アトレ・ホイエ・インダストリオール書記長はカリー会長に書簡を送り、次のように述べた。
「インダストリオール・グローバルユニオンは、イリノイ、アイオワ、カンザスの14施設の1万人を超えるUAWジョン・ディア組合員を一致して支持します。ジョン・ディアの労働者が『人並みに暮らし、尊厳を持って退職後の生活を送り、公正な就業規則を確立する』という貴組合の要求を支持します」
「私たちはジョン・ディアに対し、UAW組合員の正当な要求を十分に考慮するとともに、パンデミック全体を通して必要不可欠な農業・建設・エネルギー設備を生産している労働者の重要な貢献と専心を認め、特に賃上げと退職金増額に関する公正な労働協約の取り決めに合意するよう求めます」
「さらにインダストリオールは、同社経営陣と加盟組織UAWとの社会的対話と交渉を弱体化させるために、スト破りを利用しようとする同社の行動を厳しく非難します」
アナリストは今回のストを、パンデミック下で大きな犠牲を払った最前線の必要不可欠な生産労働者による反乱の一部と見ている。
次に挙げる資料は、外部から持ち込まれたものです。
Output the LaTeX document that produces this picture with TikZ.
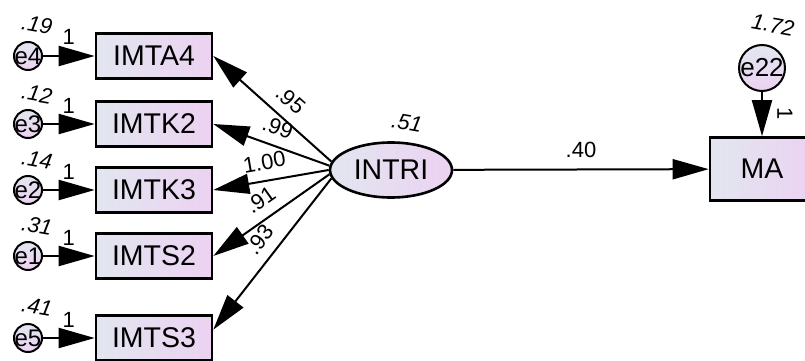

ジョン・ディアのストは、米国の多種多様な部門を激しく吹き荒れている(メディアが「Striketober」と呼ぶ)前例のない争議行為の波の一部である。
組合活動家は、1981年にロナルド・レーガンが航空交通管制官によるストを打ち破ってから衰退している米国労働運動にとって、このストが転機となることを期待している。1980年代には、新規採用者の条件を引き下げる二重契約が導入された。労働闘争は、多くの人々が仕事の心配をした2008年の金融危機後、過去最低の水準に落ち込んだ。
しかし、パンデミック下で犠牲を払った労働者が、新しい契約を求める兆候が高まっている。